— start —
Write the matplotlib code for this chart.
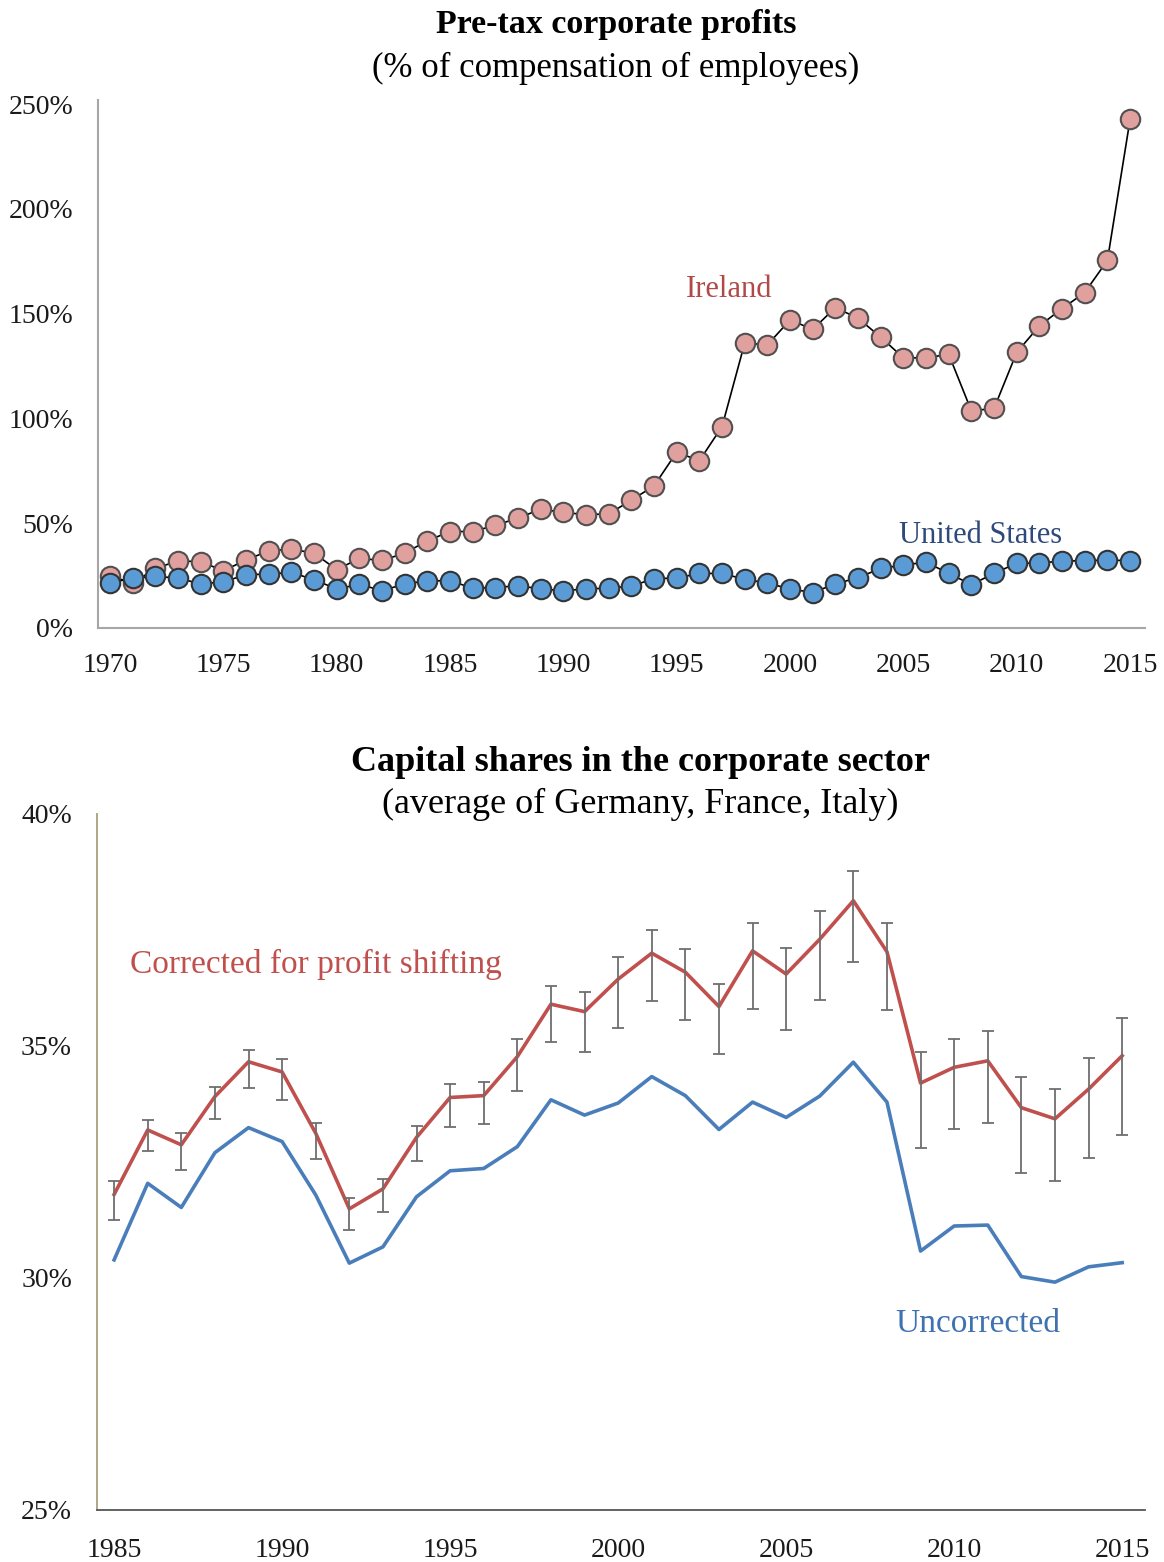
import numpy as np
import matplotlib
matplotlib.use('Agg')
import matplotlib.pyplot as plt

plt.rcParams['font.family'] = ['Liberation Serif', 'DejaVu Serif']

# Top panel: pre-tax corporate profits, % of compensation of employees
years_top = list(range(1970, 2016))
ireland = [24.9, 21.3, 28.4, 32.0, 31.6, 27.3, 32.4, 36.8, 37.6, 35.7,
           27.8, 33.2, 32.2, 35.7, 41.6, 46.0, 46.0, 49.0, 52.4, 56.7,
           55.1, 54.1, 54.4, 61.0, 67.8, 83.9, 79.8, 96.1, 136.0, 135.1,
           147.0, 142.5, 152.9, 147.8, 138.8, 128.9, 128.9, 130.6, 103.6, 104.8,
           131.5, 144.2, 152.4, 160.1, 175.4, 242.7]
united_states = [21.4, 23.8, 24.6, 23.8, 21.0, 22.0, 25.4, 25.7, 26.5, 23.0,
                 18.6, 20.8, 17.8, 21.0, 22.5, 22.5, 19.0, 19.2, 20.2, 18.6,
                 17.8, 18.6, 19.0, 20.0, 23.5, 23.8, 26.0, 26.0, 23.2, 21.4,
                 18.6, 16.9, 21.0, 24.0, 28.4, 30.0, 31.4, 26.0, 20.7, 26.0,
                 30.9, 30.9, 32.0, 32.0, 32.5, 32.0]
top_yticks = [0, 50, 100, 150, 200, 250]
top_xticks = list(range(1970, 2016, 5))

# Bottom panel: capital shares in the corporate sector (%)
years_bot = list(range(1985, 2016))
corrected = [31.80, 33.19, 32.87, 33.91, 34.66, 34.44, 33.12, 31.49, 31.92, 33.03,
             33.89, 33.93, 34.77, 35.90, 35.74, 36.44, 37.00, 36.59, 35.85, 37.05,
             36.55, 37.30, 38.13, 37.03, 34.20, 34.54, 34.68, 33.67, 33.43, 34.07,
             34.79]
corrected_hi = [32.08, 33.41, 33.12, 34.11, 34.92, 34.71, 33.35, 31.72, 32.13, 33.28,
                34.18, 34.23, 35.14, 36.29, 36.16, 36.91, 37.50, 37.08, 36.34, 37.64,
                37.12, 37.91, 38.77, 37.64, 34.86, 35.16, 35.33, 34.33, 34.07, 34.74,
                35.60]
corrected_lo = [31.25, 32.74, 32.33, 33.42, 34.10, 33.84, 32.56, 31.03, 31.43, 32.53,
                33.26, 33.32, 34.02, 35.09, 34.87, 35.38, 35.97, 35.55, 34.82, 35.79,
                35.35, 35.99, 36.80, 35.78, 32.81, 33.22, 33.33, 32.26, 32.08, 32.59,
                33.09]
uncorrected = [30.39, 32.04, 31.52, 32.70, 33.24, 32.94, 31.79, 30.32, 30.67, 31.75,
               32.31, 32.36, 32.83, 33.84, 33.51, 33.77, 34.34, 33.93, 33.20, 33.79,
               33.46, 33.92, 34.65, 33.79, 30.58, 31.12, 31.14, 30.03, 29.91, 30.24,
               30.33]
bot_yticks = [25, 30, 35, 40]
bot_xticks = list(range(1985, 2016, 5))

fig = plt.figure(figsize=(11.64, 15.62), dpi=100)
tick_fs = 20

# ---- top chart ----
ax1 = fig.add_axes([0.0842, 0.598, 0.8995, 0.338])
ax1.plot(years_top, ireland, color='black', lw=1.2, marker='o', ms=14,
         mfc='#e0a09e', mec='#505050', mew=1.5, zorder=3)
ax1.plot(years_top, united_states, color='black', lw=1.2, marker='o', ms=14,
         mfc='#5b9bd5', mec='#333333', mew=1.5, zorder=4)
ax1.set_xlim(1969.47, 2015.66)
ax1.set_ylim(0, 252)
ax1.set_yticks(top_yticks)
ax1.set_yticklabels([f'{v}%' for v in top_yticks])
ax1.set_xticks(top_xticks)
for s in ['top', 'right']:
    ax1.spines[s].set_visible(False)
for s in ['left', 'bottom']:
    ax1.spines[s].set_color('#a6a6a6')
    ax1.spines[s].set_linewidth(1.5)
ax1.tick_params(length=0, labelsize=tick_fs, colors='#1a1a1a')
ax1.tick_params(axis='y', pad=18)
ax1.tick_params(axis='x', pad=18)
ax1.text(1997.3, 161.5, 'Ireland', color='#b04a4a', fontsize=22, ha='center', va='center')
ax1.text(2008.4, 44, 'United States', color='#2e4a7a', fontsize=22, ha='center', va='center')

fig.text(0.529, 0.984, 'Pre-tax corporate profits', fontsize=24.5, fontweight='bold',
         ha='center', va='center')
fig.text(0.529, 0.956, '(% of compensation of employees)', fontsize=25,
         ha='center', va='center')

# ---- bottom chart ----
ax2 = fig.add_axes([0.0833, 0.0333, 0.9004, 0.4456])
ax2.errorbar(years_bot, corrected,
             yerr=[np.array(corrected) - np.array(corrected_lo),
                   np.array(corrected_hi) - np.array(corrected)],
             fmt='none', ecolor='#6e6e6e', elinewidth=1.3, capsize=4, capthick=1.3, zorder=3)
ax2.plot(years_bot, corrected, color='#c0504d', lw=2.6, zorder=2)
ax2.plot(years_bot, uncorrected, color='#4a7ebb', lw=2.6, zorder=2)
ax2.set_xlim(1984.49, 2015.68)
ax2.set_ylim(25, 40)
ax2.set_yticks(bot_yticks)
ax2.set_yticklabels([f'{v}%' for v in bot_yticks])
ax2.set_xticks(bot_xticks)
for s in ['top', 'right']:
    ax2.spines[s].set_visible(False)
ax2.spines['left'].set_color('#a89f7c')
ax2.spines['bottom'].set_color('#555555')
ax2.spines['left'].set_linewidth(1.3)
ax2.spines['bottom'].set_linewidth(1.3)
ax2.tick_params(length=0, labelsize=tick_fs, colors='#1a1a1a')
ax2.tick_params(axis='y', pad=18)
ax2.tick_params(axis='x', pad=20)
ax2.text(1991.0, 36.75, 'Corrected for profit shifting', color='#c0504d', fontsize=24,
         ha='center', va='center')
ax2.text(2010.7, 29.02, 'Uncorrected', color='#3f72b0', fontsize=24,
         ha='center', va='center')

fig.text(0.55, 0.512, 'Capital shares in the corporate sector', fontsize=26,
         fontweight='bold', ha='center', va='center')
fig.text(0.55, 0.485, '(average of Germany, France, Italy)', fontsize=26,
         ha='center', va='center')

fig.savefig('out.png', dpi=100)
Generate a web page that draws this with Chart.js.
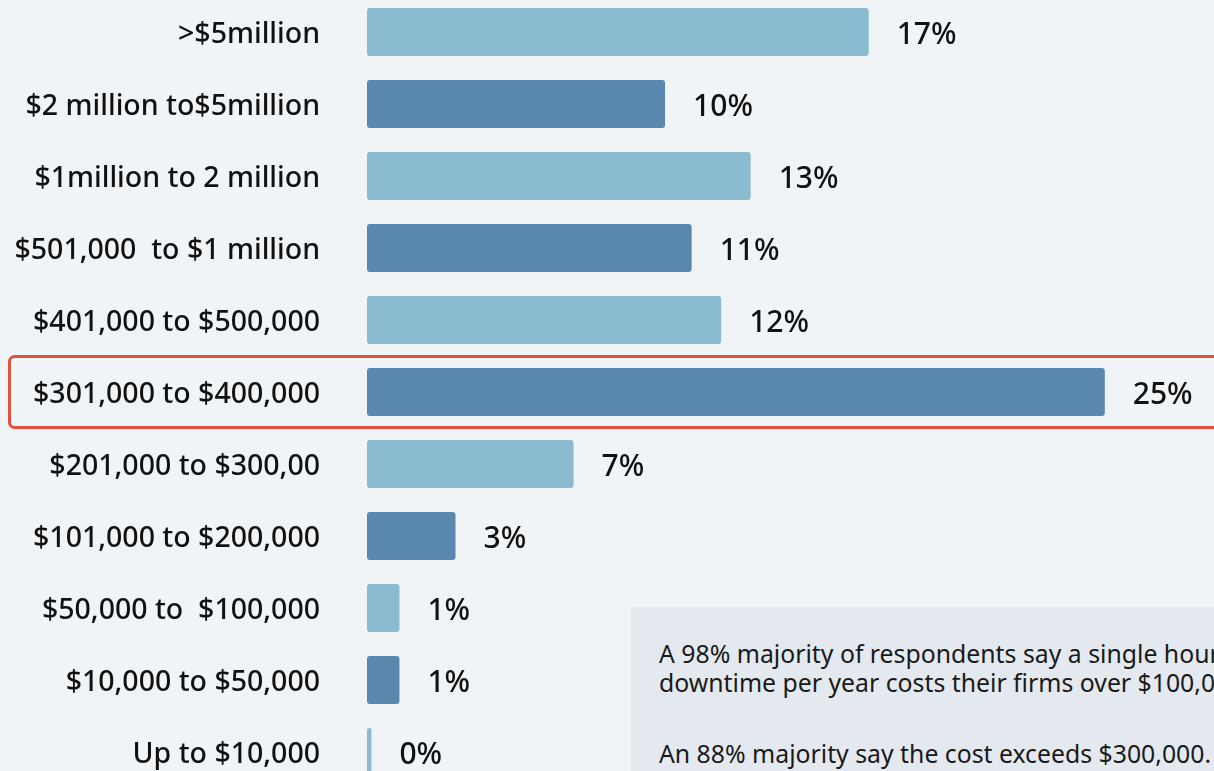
— end —
__Stated task__: Lines containing the string "this" are to be selected and copied.

__Task output__:
Write the matplotlib code for this chart.
Generate a web page that draws this with Chart.js.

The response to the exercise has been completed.